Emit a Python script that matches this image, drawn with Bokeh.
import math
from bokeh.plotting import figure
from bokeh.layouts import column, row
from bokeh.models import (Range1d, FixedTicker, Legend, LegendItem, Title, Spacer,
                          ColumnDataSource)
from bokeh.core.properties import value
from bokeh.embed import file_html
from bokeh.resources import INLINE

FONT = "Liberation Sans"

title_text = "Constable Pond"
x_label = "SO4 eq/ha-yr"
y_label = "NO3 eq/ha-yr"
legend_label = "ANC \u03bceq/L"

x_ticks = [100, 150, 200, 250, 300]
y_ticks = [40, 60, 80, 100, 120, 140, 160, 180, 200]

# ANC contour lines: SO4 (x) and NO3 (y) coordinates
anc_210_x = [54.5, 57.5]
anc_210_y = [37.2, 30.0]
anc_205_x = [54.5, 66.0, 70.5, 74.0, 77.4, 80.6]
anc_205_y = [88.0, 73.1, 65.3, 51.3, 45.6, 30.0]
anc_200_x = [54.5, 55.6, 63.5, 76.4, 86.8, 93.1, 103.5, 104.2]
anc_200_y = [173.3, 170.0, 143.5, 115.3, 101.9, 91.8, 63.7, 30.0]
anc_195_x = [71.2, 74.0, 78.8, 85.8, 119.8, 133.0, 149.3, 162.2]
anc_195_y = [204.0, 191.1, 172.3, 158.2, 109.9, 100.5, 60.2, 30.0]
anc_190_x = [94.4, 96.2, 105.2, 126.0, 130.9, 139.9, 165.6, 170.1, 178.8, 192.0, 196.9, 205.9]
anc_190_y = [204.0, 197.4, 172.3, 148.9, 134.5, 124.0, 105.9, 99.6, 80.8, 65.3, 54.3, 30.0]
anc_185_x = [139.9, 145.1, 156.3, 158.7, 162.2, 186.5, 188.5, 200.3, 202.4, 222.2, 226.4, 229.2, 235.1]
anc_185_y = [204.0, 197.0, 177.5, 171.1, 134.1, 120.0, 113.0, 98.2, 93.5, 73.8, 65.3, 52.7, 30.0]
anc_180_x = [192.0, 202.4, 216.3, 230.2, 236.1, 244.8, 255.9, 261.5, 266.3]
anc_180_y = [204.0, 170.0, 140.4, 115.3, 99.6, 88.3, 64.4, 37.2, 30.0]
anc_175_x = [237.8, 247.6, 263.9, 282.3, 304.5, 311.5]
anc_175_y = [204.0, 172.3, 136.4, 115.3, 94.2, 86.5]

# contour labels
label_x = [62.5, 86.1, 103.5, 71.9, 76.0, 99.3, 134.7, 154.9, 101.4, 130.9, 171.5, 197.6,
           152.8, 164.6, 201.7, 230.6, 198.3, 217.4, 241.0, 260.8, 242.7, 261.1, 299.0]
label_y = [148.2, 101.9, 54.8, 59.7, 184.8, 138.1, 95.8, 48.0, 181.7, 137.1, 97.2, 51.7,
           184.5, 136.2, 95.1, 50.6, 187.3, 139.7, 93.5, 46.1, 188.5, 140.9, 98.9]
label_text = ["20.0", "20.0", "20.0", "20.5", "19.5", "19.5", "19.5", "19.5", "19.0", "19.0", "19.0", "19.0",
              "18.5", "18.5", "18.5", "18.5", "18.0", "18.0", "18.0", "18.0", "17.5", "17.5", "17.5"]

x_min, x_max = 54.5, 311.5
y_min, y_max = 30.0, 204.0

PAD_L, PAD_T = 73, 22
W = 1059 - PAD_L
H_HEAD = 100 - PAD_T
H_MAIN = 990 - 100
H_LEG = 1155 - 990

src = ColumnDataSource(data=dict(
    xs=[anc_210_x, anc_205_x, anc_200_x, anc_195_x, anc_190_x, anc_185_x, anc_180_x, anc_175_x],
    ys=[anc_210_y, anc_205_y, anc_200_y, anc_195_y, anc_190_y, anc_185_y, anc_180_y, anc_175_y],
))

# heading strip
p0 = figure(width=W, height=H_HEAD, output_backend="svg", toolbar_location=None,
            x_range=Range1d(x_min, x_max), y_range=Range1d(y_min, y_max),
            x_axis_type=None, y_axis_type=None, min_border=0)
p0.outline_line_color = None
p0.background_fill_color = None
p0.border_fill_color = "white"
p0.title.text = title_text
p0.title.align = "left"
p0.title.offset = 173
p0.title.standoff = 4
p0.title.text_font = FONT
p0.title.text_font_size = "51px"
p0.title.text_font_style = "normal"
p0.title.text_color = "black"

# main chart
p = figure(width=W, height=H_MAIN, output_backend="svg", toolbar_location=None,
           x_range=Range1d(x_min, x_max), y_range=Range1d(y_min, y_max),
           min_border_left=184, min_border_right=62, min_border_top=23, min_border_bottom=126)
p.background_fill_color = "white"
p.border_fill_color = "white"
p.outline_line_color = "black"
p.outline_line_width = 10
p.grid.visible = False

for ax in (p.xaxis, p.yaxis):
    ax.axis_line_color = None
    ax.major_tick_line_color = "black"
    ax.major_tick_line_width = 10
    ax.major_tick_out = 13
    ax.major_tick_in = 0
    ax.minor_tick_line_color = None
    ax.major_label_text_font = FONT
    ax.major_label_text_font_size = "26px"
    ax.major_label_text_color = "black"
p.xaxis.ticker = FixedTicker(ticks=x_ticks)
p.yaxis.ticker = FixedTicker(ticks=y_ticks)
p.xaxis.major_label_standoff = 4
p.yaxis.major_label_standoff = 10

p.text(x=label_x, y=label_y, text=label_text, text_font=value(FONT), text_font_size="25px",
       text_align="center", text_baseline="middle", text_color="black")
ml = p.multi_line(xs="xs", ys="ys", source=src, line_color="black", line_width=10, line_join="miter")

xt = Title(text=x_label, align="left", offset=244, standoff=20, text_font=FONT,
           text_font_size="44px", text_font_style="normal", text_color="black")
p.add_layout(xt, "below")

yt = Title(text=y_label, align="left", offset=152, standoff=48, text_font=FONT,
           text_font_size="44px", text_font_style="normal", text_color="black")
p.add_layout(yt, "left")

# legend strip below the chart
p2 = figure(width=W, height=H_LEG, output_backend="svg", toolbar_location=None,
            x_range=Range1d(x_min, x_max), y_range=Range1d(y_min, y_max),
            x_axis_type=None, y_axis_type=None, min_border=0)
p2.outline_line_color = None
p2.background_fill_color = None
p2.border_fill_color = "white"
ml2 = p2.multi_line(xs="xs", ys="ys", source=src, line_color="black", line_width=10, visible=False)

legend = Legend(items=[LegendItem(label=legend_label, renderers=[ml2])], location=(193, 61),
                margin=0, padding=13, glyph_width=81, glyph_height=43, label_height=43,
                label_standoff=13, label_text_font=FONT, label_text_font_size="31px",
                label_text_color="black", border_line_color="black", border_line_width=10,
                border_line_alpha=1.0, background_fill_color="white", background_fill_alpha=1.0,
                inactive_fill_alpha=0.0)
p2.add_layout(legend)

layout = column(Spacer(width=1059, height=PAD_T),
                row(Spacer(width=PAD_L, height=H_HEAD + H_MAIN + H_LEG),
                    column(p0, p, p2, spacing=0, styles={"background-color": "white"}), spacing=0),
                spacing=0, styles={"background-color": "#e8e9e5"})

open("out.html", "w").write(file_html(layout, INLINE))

---

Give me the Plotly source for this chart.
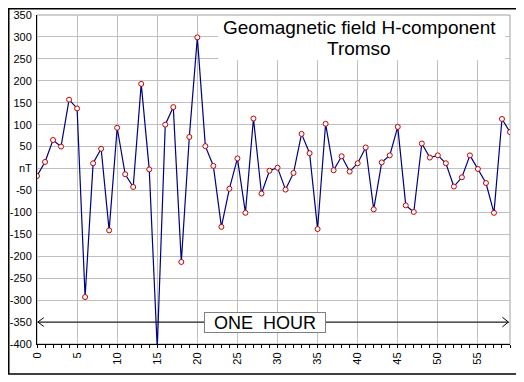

---

◆ TASK PROMPT
Quote only the lines running from the line that holds "Emit a Python" to the line that holds "y_ticks = [40, 60, 80, 100, 120, 140, 160, 180, 200]", both ends included.

◆ OUTPUT FOR THIS TASK
Emit a Python script that matches this image, drawn with Bokeh.
import math
from bokeh.plotting import figure
from bokeh.layouts import column, row
from bokeh.models import (Range1d, FixedTicker, Legend, LegendItem, Title, Spacer,
                          ColumnDataSource)
from bokeh.core.properties import value
from bokeh.embed import file_html
from bokeh.resources import INLINE

FONT = "Liberation Sans"

title_text = "Constable Pond"
x_label = "SO4 eq/ha-yr"
y_label = "NO3 eq/ha-yr"
legend_label = "ANC \u03bceq/L"

x_ticks = [100, 150, 200, 250, 300]
y_ticks = [40, 60, 80, 100, 120, 140, 160, 180, 200]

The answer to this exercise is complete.